I thought about this. I think that UTF-7 and UCS-2 are so trivial to
parse (and to to convert to in most cases), that the mail-safety of
UTF-7, and the compactness of UCS-2 for Asian languages offer enough
benfit that they should also be included.

>>    However, high-level tag use (eg. defining them in a DTD) fails for
>>    the following reasons:
>>     1. It is not transparent. The application processing the data stream
>>        must be able to parse the tags, even if it can not do anything
>>        with them. This necessarily complicates the parser.
>>     2. There are probably a huge number of presentation hints that could
>>        be used, and the list is dynamic as societal trends tend to alter
>>        languages. Good examples can be found by comparing almost any
>>        current written form of a language to that used 100 years ago.
>>        Some languages have even changed dramatically in the last 50
>>        years.
>
>These problems affect even low-level tags such as those you proposed.
>This whole area should be left to standards above http.

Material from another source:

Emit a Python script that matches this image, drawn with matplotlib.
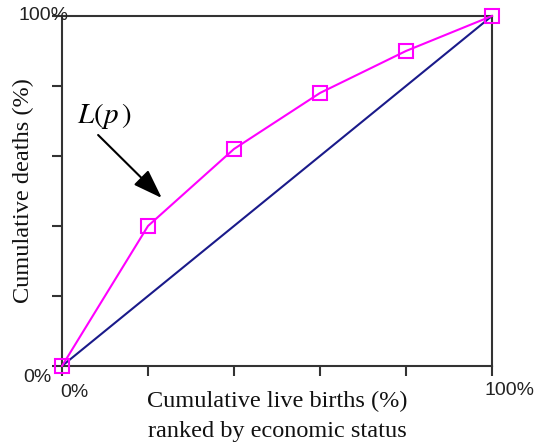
import matplotlib
matplotlib.use("Agg")
import matplotlib.pyplot as plt

# cumulative shares
births_pct = [0, 20, 40, 60, 80, 100]
deaths_pct = [0, 40, 62, 78, 90, 100]
equality = [0, 100]

fig = plt.figure(figsize=(5.34, 4.44), dpi=100)
ax = fig.add_axes([0.1161, 0.1757, 0.8052, 0.7883])

ax.plot(equality, equality, color="#1a1a8a", linewidth=1.5, zorder=2)
ax.plot(births_pct, deaths_pct, color="#ff00ff", linewidth=1.5,
        marker="s", markersize=10, markerfacecolor="none",
        markeredgecolor="#ff00ff", markeredgewidth=1.5, zorder=3, clip_on=False)

ax.set_xlim(0, 100)
ax.set_ylim(0, 100)
ax.set_xticks(births_pct)
ax.set_yticks([0, 20, 40, 60, 80, 100])
ax.set_xticklabels([])
ax.set_yticklabels([])
ax.tick_params(direction="out", length=7, width=1.5, color="#333333")
for s in ax.spines.values():
    s.set_linewidth(1.5)
    s.set_color("#333333")

# only the end ticks carry labels, set a little off the ticks like the original
tick_font = dict(family="Liberation Sans", fontsize=14, color="#222222")
ax.text(-5.8, -3.4, "0%", ha="center", va="center", clip_on=False, **tick_font)
ax.text(-4.2, 100, "100%", ha="center", va="center", clip_on=False, **tick_font)
ax.text(2.8, -7.7, "0%", ha="center", va="center", clip_on=False, **tick_font)
ax.text(104, -6.9, "100%", ha="center", va="center", clip_on=False, **tick_font)

label_font = dict(family="Liberation Serif", fontsize=17.5, color="#111111")
ax.text(50, -7.2, "Cumulative live births (%)\nranked by economic status",
        ha="center", va="top", linespacing=1.55, clip_on=False, **label_font)
ax.text(-9.0, 50, "Cumulative deaths (%)", rotation=90, ha="center", va="center",
        clip_on=False, **label_font)

# arrow pointing at the curve
ax.annotate("", xy=(23.2, 48), xytext=(8.4, 66),
            arrowprops=dict(arrowstyle="-|>,head_length=1.0,head_width=0.35",
                            color="black", lw=1.5,
                            mutation_scale=18, shrinkA=0, shrinkB=0))
ax.text(9.8, 71.5, r"$L(p\,)$", fontsize=21, ha="center", va="center",
        math_fontfamily="stix")

fig.savefig("out.png", dpi=100)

To a degree, you are correct. However, most (and especially SGML)
parsing takes place at an abstract level somewhat above the actual
character codes. The choice between low-level and high-level is driven
by the choice of complicating the upper layers, and having to modify
them at the slightest change, or to complicate the lower layers, and
have the higher layers work irrespective (because they do not
*require* that the presentational hints even be present).

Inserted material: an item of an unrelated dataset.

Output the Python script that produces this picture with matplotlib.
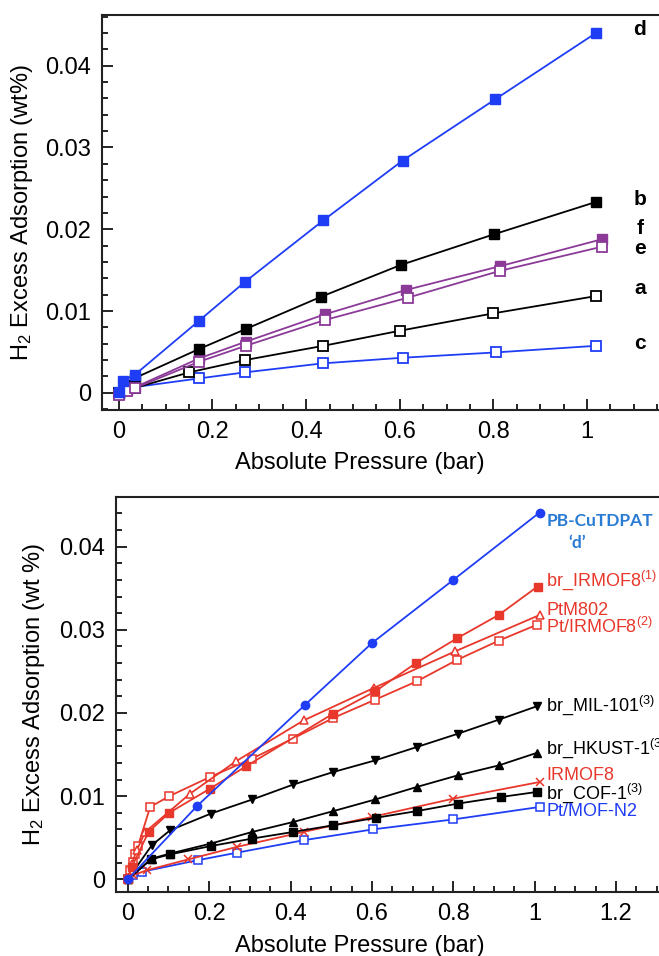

High level tags (or attributes) *might* be useful for things like
deciding data and measurement formats, but I am not convinced of that
yet. 

The presentation hints I talk about are primarily useful for glyph
image disambiguation, not data display format decisions. Note that in
Method 3. "tag" does not mean "SGMl tag".

>> Method 1: Code-based presentation hints
>The big problem with the use of the private use area in this way is that
>it is "syntax without semantics".  These numbers are meaningless unless there
>is some mechanism for defining how they should be interpreted.  Something
>higher-level is required if, for example, a document using one of these
>extended characters is ever to be displayed.

I think you misunderstand what I mean. In this method, the private use
area codes do *not* represent characters, but rather presentation hint
data. As such, applications can safely ignore this data entirely
(ie. it would be thrown away at the lowest level) if they are simple
minded. The results will be legible, and the higher level parser will
work with, or without them.

Albert Lunde writes:

>At what point do char set issues get handed off to the HTML standard?
>
>It seems like some of the alternative glyph rendering issues
>could get mixed in with things like font changes and presentation
>control (which are possible, though controversial, issues for HTML).

In my opinion, HTML should not be concerned with character sets at
all. If the parser assigns a characters' class based on Unicode, and
the lowest level of the application passes Unicode characters up to
the parser proper, then the parser is totally divorced from data
storage format. The ERCS proposal goes into more detail, and proposes
basically the above.

>Of course text/html is not the only text/* type we might have to
>transport....

Surely most parsers for other textual data types need not grovel
around at the data storage format level? Most can surely be abstracted
enough that they can deal with a character as an atom of information
rather than as a sequence of bytes?

Received on Wednesday, 28 December 1994 11:04:32 UTC